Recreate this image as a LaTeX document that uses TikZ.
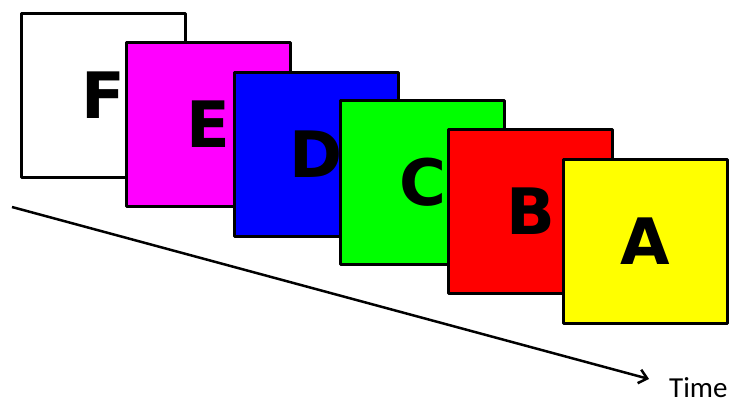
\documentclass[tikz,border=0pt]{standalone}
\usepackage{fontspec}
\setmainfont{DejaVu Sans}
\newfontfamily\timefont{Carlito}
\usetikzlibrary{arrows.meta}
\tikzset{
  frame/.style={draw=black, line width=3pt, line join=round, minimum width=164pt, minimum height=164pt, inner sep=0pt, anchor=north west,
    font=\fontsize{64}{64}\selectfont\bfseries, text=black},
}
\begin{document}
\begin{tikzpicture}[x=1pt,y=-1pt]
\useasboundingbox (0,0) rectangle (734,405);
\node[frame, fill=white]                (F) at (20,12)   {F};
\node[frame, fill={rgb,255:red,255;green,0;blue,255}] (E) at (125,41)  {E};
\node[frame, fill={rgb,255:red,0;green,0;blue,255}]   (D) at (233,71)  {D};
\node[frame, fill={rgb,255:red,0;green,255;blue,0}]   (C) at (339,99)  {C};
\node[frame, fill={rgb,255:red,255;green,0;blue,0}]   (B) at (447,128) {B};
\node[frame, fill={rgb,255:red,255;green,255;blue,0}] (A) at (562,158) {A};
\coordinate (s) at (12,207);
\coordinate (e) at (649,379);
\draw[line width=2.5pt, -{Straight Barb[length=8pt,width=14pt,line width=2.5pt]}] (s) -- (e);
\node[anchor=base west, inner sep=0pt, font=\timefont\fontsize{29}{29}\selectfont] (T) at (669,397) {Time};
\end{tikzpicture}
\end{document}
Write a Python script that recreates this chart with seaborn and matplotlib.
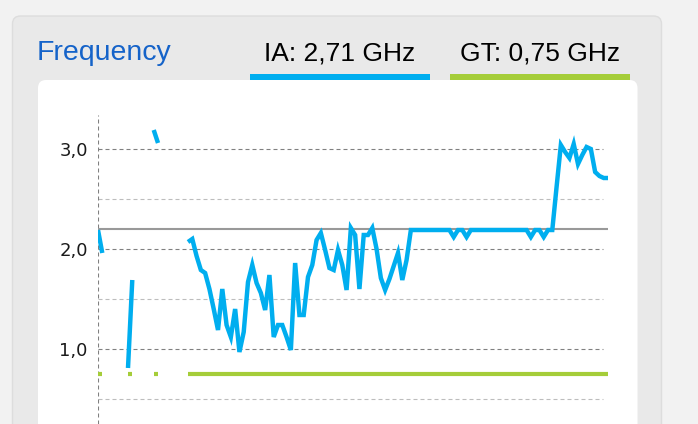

Directions for this task: Leaving all pictures aside, quote each record exactly.

Output:
Recreate this image as a LaTeX document that uses TikZ.
\documentclass[tikz,border=0pt]{standalone}
\usepackage{fontspec}
\setmainfont{DejaVu Sans}
\newfontfamily\timefont{Carlito}
\usetikzlibrary{arrows.meta}
\tikzset{
  frame/.style={draw=black, line width=3pt, line join=round, minimum width=164pt, minimum height=164pt, inner sep=0pt, anchor=north west,
    font=\fontsize{64}{64}\selectfont\bfseries, text=black},
}
\begin{document}
\begin{tikzpicture}[x=1pt,y=-1pt]
\useasboundingbox (0,0) rectangle (734,405);
\node[frame, fill=white]                (F) at (20,12)   {F};
\node[frame, fill={rgb,255:red,255;green,0;blue,255}] (E) at (125,41)  {E};
\node[frame, fill={rgb,255:red,0;green,0;blue,255}]   (D) at (233,71)  {D};
\node[frame, fill={rgb,255:red,0;green,255;blue,0}]   (C) at (339,99)  {C};
\node[frame, fill={rgb,255:red,255;green,0;blue,0}]   (B) at (447,128) {B};
\node[frame, fill={rgb,255:red,255;green,255;blue,0}] (A) at (562,158) {A};
\coordinate (s) at (12,207);
\coordinate (e) at (649,379);
\draw[line width=2.5pt, -{Straight Barb[length=8pt,width=14pt,line width=2.5pt]}] (s) -- (e);
\node[anchor=base west, inner sep=0pt, font=\timefont\fontsize{29}{29}\selectfont] (T) at (669,397) {Time};
\end{tikzpicture}
\end{document}
Write a Python script that recreates this chart with seaborn and matplotlib.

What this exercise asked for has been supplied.